Monday, February 02, 2009

Whistle while you work.....

Ok so this is just a small post. Thought I would share a very proud moment of my life with all of you..

The Whistle Fart.

It happened a couple of years back while working in Westmoreland St in Dublin. One of those average humdrum days where you are not expecting anything other than the ordinary to happen.

It was at about midday when a strange rumbling and growling started in my stomach."Hmmm almost time for my morning break", I thought to myself.At approximately 12.45 I headed away on a "break" down into the basement and into the toilets. Pulled out a book and got stuck into chapter 12 of Robert Jordans, Wheel of time, book 4.

An initial squeeze provoked no response whatsoever..After a few more gentle teasings there was still no response so with a sigh I put down the book and clutched the bowl with both hands to give an almighty, vein popping heave..

This is where the impossible happened....A teeny little poo flew into the water with all the gracefulness of a high diver. The splash back from this miraculous dive shot like a torpedo straight back to the exitway.As this happened and I arched my back from the freezing sensation a silent but lengthy fart crept out of aforementioned exit way.

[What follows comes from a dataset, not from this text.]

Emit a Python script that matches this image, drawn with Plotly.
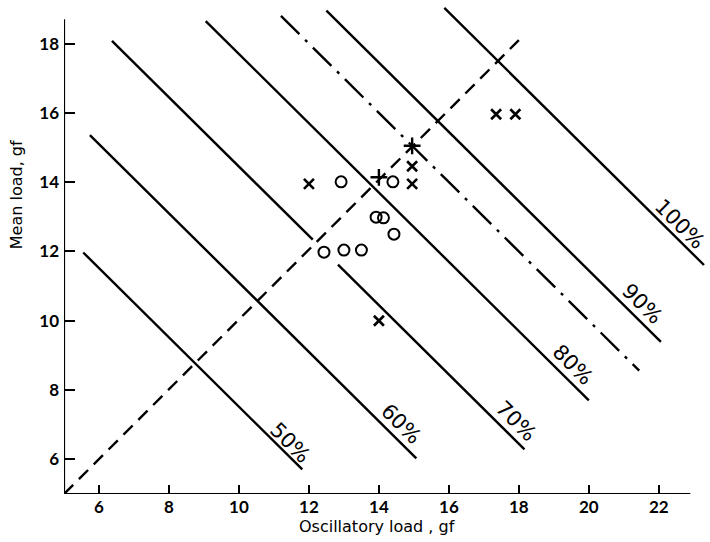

It all happened at exactly the right moment to create music.The tone of the whistle was beautiful. It was heard by someone else who shouted "you must be havin fun".

I will post warn you now that my posts can sometimes be a bit weird.... If you are a major hater of potty humour you should not have read the above....

Love hugs and kisses


  1. LMAO - thats an appropriate acronym isnt it? :-P

  2. Hi ho hi ho it's off to poo I go, <insert fart whistles here>, hi ho hi ho hi ho hi ho.

  3. You're a funny fucker. My missus just shot coffee out her nose, that was worth it in itself!

  4. Oh my. Well someone has to be the weird one. Keep them coming!